Saturday, November 27, 2010

Poached Salmon with Creamy Piccata Sauce

From Delish and Eating Well, here is a recipe for poached salmon with piccata sauce.


Poached Salmon with Creamy Piccata Sauce

From EatingWell.com

Easy poached salmon is sophisticated with a creamy caper-and-lemon sauce. Make it a meal: Serve with snow peas or roasted asparagus and a whole grain like quinoa or brown rice.


Ingredients
  • 1 pound(s) center-cut salmon fillet, skinned (see Tips & Techniques) and cut into 4 portions
  • 1 cup(s) dry white wine, divided
  • 2 teaspoon(s) extra-virgin olive oil
  • 1 large shallot, minced
  • 2 tablespoon(s) Lemon juice
  • 4 teaspoon(s) capers
  • 1/4 cup(s) reduced-fat sour cream
  • 1/4 teaspoon(s) salt
  • 1 tablespoon(s) chopped fresh dill

Directions

  1. Place salmon in a large skillet. Add 1/2 cup wine and enough water to just cover the salmon. Bring to a boil over high heat. Reduce to a simmer, turn the salmon over, cover, and cook for 5 minutes. Remove from the heat.
  2. Meanwhile, heat oil in a medium skillet over medium-high heat. Add shallot and cook, stirring, until fragrant, about 30 seconds. Add the remaining 1/2 cup wine; boil until slightly reduced, about 1 minute. Stir in lemon juice and capers; cook 1 minute more. Remove from the heat; stir in sour cream and salt.
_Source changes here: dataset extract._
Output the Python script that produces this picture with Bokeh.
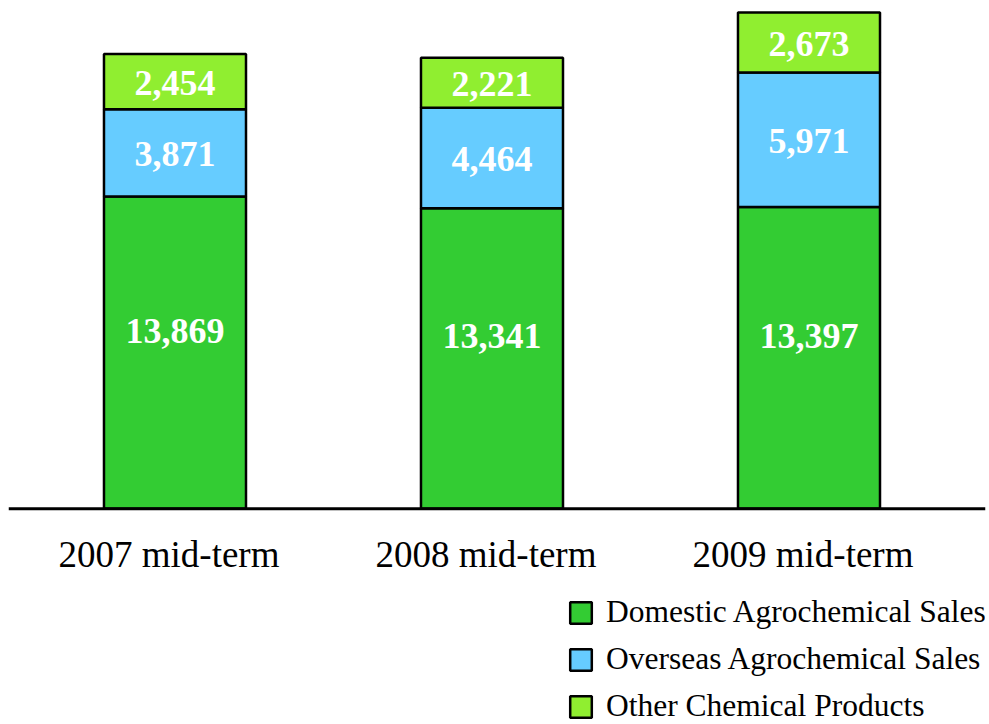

To serve, top the salmon with the sauce and garnish with dill.

Tips & Techniques

To skin a salmon fillet: Place skin-side down. Starting at the tail end, slip a long knife between the fish flesh and the skin, holding down firmly with your other hand. Gently push the blade along at a 30° angle, separating the fillet from the skin without cutting through either.